## Material
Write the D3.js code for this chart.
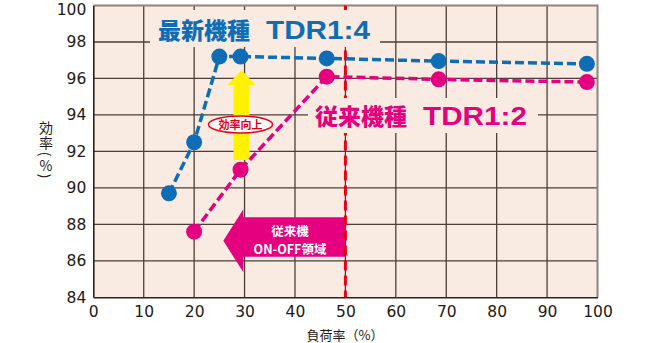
<!DOCTYPE html>
<html>
<head>
<meta charset="utf-8">
<script src="https://cdn.jsdelivr.net/npm/d3@7"></script>
<style>
  body { margin: 0; background: #fff; }
  svg { display: block; }
</style>
</head>
<body>
<script>
'use strict';

// load (%) and efficiency (%)
var loadNew = [15, 20, 25, 29.2, 46.3, 68.5, 97.9];
var effNew = [89.7, 92.5, 97.2, 97.2, 97.1, 96.95, 96.8];
var loadOld = [20, 29.2, 46.3, 68.5, 97.9];
var effOld = [87.6, 91.0, 96.1, 95.95, 95.8];
var xTicks = [0, 10, 20, 30, 40, 50, 60, 70, 80, 90, 100];
var yTicks = [84, 86, 88, 90, 92, 94, 96, 98, 100];
var labelNew = ["最新機種", "TDR1:4"];
var labelOld = ["従来機種", "TDR1:2"];
var limitLoad = 50; // ON-OFF boundary

var blue = "#0f6db6", pink = "#e4007f", gridCol = "#4b3f3a", bg = "#f9ebe2";
var jp = "'Noto Sans CJK JP', sans-serif";

var svg = d3.select("body").append("svg")
    .attr("width", 660)
    .attr("height", 343);

var xScale = d3.scaleLinear().domain([0, 100]).range([93.3, 597.5]);
var yScale = d3.scaleLinear().domain([84, 100]).range([297.3, 5.5]);

// plot background
svg.append("rect")
    .attr("x", xScale(0)).attr("y", yScale(100))
    .attr("width", xScale(100) - xScale(0))
    .attr("height", yScale(84) - yScale(100))
    .attr("fill", bg);

// grid
var grid = svg.append("g");
grid.selectAll(".gx").data(xTicks.slice(1, -1)).enter().append("line")
    .attr("x1", function(d) { return xScale(d); })
    .attr("x2", function(d) { return xScale(d); })
    .attr("y1", yScale(100)).attr("y2", yScale(84))
    .attr("stroke", gridCol).attr("stroke-width", 1.3);
grid.selectAll(".gy").data(yTicks.slice(1, -1)).enter().append("line")
    .attr("y1", function(d) { return yScale(d); })
    .attr("y2", function(d) { return yScale(d); })
    .attr("x1", xScale(0)).attr("x2", xScale(100))
    .attr("stroke", gridCol).attr("stroke-width", 1.3);

// frame: top/right light, left/bottom dark
svg.append("path")
    .attr("d", "M" + xScale(0) + "," + yScale(100) + "H" + xScale(100) + "V" + yScale(84))
    .attr("fill", "none").attr("stroke", "#8f8280").attr("stroke-width", 2);

// axes
var xAxis = svg.append("g")
    .attr("transform", "translate(0," + yScale(84) + ")")
    .call(d3.axisBottom(xScale).tickValues(xTicks).tickSize(0).tickPadding(9));
var yAxis = svg.append("g")
    .attr("transform", "translate(" + xScale(0) + ",0)")
    .call(d3.axisLeft(yScale).tickValues(yTicks).tickSize(0).tickPadding(7));
[xAxis, yAxis].forEach(function(a) {
    a.select(".domain").attr("stroke", "#2a2220").attr("stroke-width", 1.6);
    a.selectAll("text")
        .attr("fill", "#231815")
        .style("font-family", "'DejaVu Sans', sans-serif")
        .style("font-size", "15.5px");
});
yAxis.selectAll("text").filter(function(d) { return d === 100; }).attr("dy", "0.55em");

// axis titles
svg.append("text")
    .attr("x", 345).attr("y", 340)
    .attr("text-anchor", "middle")
    .style("font-family", jp)
    .style("font-size", "13px")
    .attr("fill", "#231815")
    .text("負荷率（%）");
// vertical y title, parentheses turned a quarter
var yTitle = ["効", "率", "(", "%", ")"];
var yTitleY = [127, 142, 154, 164.5, 176];
var yTitleRot = [0, 0, 90, 0, 90];
svg.selectAll(".ytitle").data(yTitle).enter().append("text")
    .attr("transform", function(d, i) {
        return "translate(46," + yTitleY[i] + ") rotate(" + yTitleRot[i] + ")";
    })
    .attr("text-anchor", "middle")
    .attr("dominant-baseline", "central")
    .style("font-family", jp)
    .style("font-size", "14px")
    .attr("fill", "#231815")
    .text(function(d) { return d; });

// pink ON-OFF arrow (left pointing)
var ax = xScale(limitLoad);
svg.append("path")
    .attr("d", "M223.3,240.7 L243.3,209.3 L243.3,217.3 L" + ax + ",217.3 L" + ax + ",256.7 L243.3,256.7 L243.3,272.3 Z")
    .attr("fill", pink);
svg.append("text")
    .attr("x", 290).attr("y", 236)
    .attr("text-anchor", "middle")
    .style("font-family", jp)
    .style("font-weight", "bold")
    .style("font-size", "12.5px")
    .attr("fill", "#fff")
    .text("従来機");
svg.append("text")
    .attr("x", 290).attr("y", 253.5)
    .attr("text-anchor", "middle")
    .style("font-family", jp)
    .style("font-weight", "bold")
    .style("font-size", "12.5px")
    .attr("fill", "#fff")
    .text("ON-OFF領域");

// red boundary line at 50%
svg.append("line")
    .attr("x1", ax).attr("x2", ax)
    .attr("y1", yScale(100)).attr("y2", yScale(84))
    .attr("stroke", "#e60012").attr("stroke-width", 3)
    .attr("stroke-dasharray", "10,5");

// label patches hide grid and red line
svg.append("rect").attr("x", 150).attr("y", 10).attr("width", 230).attr("height", 37).attr("fill", bg);
svg.append("rect").attr("x", 308).attr("y", 98).attr("width", 230).attr("height", 35).attr("fill", bg);

// yellow arrow
svg.append("path")
    .attr("d", "M241.5,70 L255.5,85 L249.5,85 L249.5,160 L233.5,160 L233.5,85 L227.5,85 Z")
    .attr("fill", "#fff100");
svg.append("ellipse")
    .attr("cx", 240.5).attr("cy", 124.5).attr("rx", 32).attr("ry", 8.5)
    .attr("fill", "#fff").attr("stroke", "#e60012").attr("stroke-width", 1.5);
svg.append("text")
    .attr("x", 240.5).attr("y", 128.5)
    .attr("text-anchor", "middle")
    .style("font-family", jp)
    .style("font-weight", "bold")
    .style("font-size", "11px")
    .attr("fill", "#e60012")
    .text("効率向上");

// series
function drawSeries(xs, ys, col) {
    var pts = xs.map(function(d, i) { return [d, ys[i]]; });
    var line = d3.line()
        .x(function(d) { return xScale(d[0]); })
        .y(function(d) { return yScale(d[1]); });
    svg.append("path")
        .attr("d", line(pts))
        .attr("fill", "none")
        .attr("stroke", col).attr("stroke-width", 3.5)
        .attr("stroke-dasharray", "9,4");
    svg.selectAll(null).data(pts).enter().append("circle")
        .attr("cx", function(d) { return xScale(d[0]); })
        .attr("cy", function(d) { return yScale(d[1]); })
        .attr("r", 8)
        .attr("fill", col);
}
drawSeries(loadOld, effOld, pink);
drawSeries(loadNew, effNew, blue);

// series labels: CJK part and latin part set separately
function seriesLabel(parts, x, y, col) {
    svg.append("text")
        .attr("x", x).attr("y", y)
        .style("font-family", jp)
        .style("font-weight", "900")
        .style("font-size", "23px")
        .attr("fill", col)
        .text(parts[0]);
    svg.append("text")
        .attr("x", x + 108).attr("y", y)
        .attr("textLength", 104).attr("lengthAdjust", "spacingAndGlyphs")
        .style("font-family", "'Liberation Sans', sans-serif")
        .style("font-weight", "bold")
        .style("font-size", "26px")
        .attr("fill", col)
        .text(parts[1]);
}
seriesLabel(labelNew, 158, 39, blue);
seriesLabel(labelOld, 315, 125, pink);
</script>
</body>
</html>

## What the task asks
Leave out the pictures and retype every line above exactly.

## Exercise result
Write the D3.js code for this chart.
<!DOCTYPE html>
<html>
<head>
<meta charset="utf-8">
<script src="https://cdn.jsdelivr.net/npm/d3@7"></script>
<style>
  body { margin: 0; background: #fff; }
  svg { display: block; }
</style>
</head>
<body>
<script>
'use strict';

// load (%) and efficiency (%)
var loadNew = [15, 20, 25, 29.2, 46.3, 68.5, 97.9];
var effNew = [89.7, 92.5, 97.2, 97.2, 97.1, 96.95, 96.8];
var loadOld = [20, 29.2, 46.3, 68.5, 97.9];
var effOld = [87.6, 91.0, 96.1, 95.95, 95.8];
var xTicks = [0, 10, 20, 30, 40, 50, 60, 70, 80, 90, 100];
var yTicks = [84, 86, 88, 90, 92, 94, 96, 98, 100];
var labelNew = ["最新機種", "TDR1:4"];
var labelOld = ["従来機種", "TDR1:2"];
var limitLoad = 50; // ON-OFF boundary

var blue = "#0f6db6", pink = "#e4007f", gridCol = "#4b3f3a", bg = "#f9ebe2";
var jp = "'Noto Sans CJK JP', sans-serif";

var svg = d3.select("body").append("svg")
    .attr("width", 660)
    .attr("height", 343);

var xScale = d3.scaleLinear().domain([0, 100]).range([93.3, 597.5]);
var yScale = d3.scaleLinear().domain([84, 100]).range([297.3, 5.5]);

// plot background
svg.append("rect")
    .attr("x", xScale(0)).attr("y", yScale(100))
    .attr("width", xScale(100) - xScale(0))
    .attr("height", yScale(84) - yScale(100))
    .attr("fill", bg);

// grid
var grid = svg.append("g");
grid.selectAll(".gx").data(xTicks.slice(1, -1)).enter().append("line")
    .attr("x1", function(d) { return xScale(d); })
    .attr("x2", function(d) { return xScale(d); })
    .attr("y1", yScale(100)).attr("y2", yScale(84))
    .attr("stroke", gridCol).attr("stroke-width", 1.3);
grid.selectAll(".gy").data(yTicks.slice(1, -1)).enter().append("line")
    .attr("y1", function(d) { return yScale(d); })
    .attr("y2", function(d) { return yScale(d); })
    .attr("x1", xScale(0)).attr("x2", xScale(100))
    .attr("stroke", gridCol).attr("stroke-width", 1.3);

// frame: top/right light, left/bottom dark
svg.append("path")
    .attr("d", "M" + xScale(0) + "," + yScale(100) + "H" + xScale(100) + "V" + yScale(84))
    .attr("fill", "none").attr("stroke", "#8f8280").attr("stroke-width", 2);

// axes
var xAxis = svg.append("g")
    .attr("transform", "translate(0," + yScale(84) + ")")
    .call(d3.axisBottom(xScale).tickValues(xTicks).tickSize(0).tickPadding(9));
var yAxis = svg.append("g")
    .attr("transform", "translate(" + xScale(0) + ",0)")
    .call(d3.axisLeft(yScale).tickValues(yTicks).tickSize(0).tickPadding(7));
[xAxis, yAxis].forEach(function(a) {
    a.select(".domain").attr("stroke", "#2a2220").attr("stroke-width", 1.6);
    a.selectAll("text")
        .attr("fill", "#231815")
        .style("font-family", "'DejaVu Sans', sans-serif")
        .style("font-size", "15.5px");
});
yAxis.selectAll("text").filter(function(d) { return d === 100; }).attr("dy", "0.55em");

// axis titles
svg.append("text")
    .attr("x", 345).attr("y", 340)
    .attr("text-anchor", "middle")
    .style("font-family", jp)
    .style("font-size", "13px")
    .attr("fill", "#231815")
    .text("負荷率（%）");
// vertical y title, parentheses turned a quarter
var yTitle = ["効", "率", "(", "%", ")"];
var yTitleY = [127, 142, 154, 164.5, 176];
var yTitleRot = [0, 0, 90, 0, 90];
svg.selectAll(".ytitle").data(yTitle).enter().append("text")
    .attr("transform", function(d, i) {
        return "translate(46," + yTitleY[i] + ") rotate(" + yTitleRot[i] + ")";
    })
    .attr("text-anchor", "middle")
    .attr("dominant-baseline", "central")
    .style("font-family", jp)
    .style("font-size", "14px")
    .attr("fill", "#231815")
    .text(function(d) { return d; });

// pink ON-OFF arrow (left pointing)
var ax = xScale(limitLoad);
svg.append("path")
    .attr("d", "M223.3,240.7 L243.3,209.3 L243.3,217.3 L" + ax + ",217.3 L" + ax + ",256.7 L243.3,256.7 L243.3,272.3 Z")
    .attr("fill", pink);
svg.append("text")
    .attr("x", 290).attr("y", 236)
    .attr("text-anchor", "middle")
    .style("font-family", jp)
    .style("font-weight", "bold")
    .style("font-size", "12.5px")
    .attr("fill", "#fff")
    .text("従来機");
svg.append("text")
    .attr("x", 290).attr("y", 253.5)
    .attr("text-anchor", "middle")
    .style("font-family", jp)
    .style("font-weight", "bold")
    .style("font-size", "12.5px")
    .attr("fill", "#fff")
    .text("ON-OFF領域");

// red boundary line at 50%
svg.append("line")
    .attr("x1", ax).attr("x2", ax)
    .attr("y1", yScale(100)).attr("y2", yScale(84))
    .attr("stroke", "#e60012").attr("stroke-width", 3)
    .attr("stroke-dasharray", "10,5");

// label patches hide grid and red line
svg.append("rect").attr("x", 150).attr("y", 10).attr("width", 230).attr("height", 37).attr("fill", bg);
svg.append("rect").attr("x", 308).attr("y", 98).attr("width", 230).attr("height", 35).attr("fill", bg);

// yellow arrow
svg.append("path")
    .attr("d", "M241.5,70 L255.5,85 L249.5,85 L249.5,160 L233.5,160 L233.5,85 L227.5,85 Z")
    .attr("fill", "#fff100");
svg.append("ellipse")
    .attr("cx", 240.5).attr("cy", 124.5).attr("rx", 32).attr("ry", 8.5)
    .attr("fill", "#fff").attr("stroke", "#e60012").attr("stroke-width", 1.5);
svg.append("text")
    .attr("x", 240.5).attr("y", 128.5)
    .attr("text-anchor", "middle")
    .style("font-family", jp)
    .style("font-weight", "bold")
    .style("font-size", "11px")
    .attr("fill", "#e60012")
    .text("効率向上");

// series
function drawSeries(xs, ys, col) {
    var pts = xs.map(function(d, i) { return [d, ys[i]]; });
    var line = d3.line()
        .x(function(d) { return xScale(d[0]); })
        .y(function(d) { return yScale(d[1]); });
    svg.append("path")
        .attr("d", line(pts))
        .attr("fill", "none")
        .attr("stroke", col).attr("stroke-width", 3.5)
        .attr("stroke-dasharray", "9,4");
    svg.selectAll(null).data(pts).enter().append("circle")
        .attr("cx", function(d) { return xScale(d[0]); })
        .attr("cy", function(d) { return yScale(d[1]); })
        .attr("r", 8)
        .attr("fill", col);
}
drawSeries(loadOld, effOld, pink);
drawSeries(loadNew, effNew, blue);

// series labels: CJK part and latin part set separately
function seriesLabel(parts, x, y, col) {
    svg.append("text")
        .attr("x", x).attr("y", y)
        .style("font-family", jp)
        .style("font-weight", "900")
        .style("font-size", "23px")
        .attr("fill", col)
        .text(parts[0]);
    svg.append("text")
        .attr("x", x + 108).attr("y", y)
        .attr("textLength", 104).attr("lengthAdjust", "spacingAndGlyphs")
        .style("font-family", "'Liberation Sans', sans-serif")
        .style("font-weight", "bold")
        .style("font-size", "26px")
        .attr("fill", col)
        .text(parts[1]);
}
seriesLabel(labelNew, 158, 39, blue);
seriesLabel(labelOld, 315, 125, pink);
</script>
</body>
</html>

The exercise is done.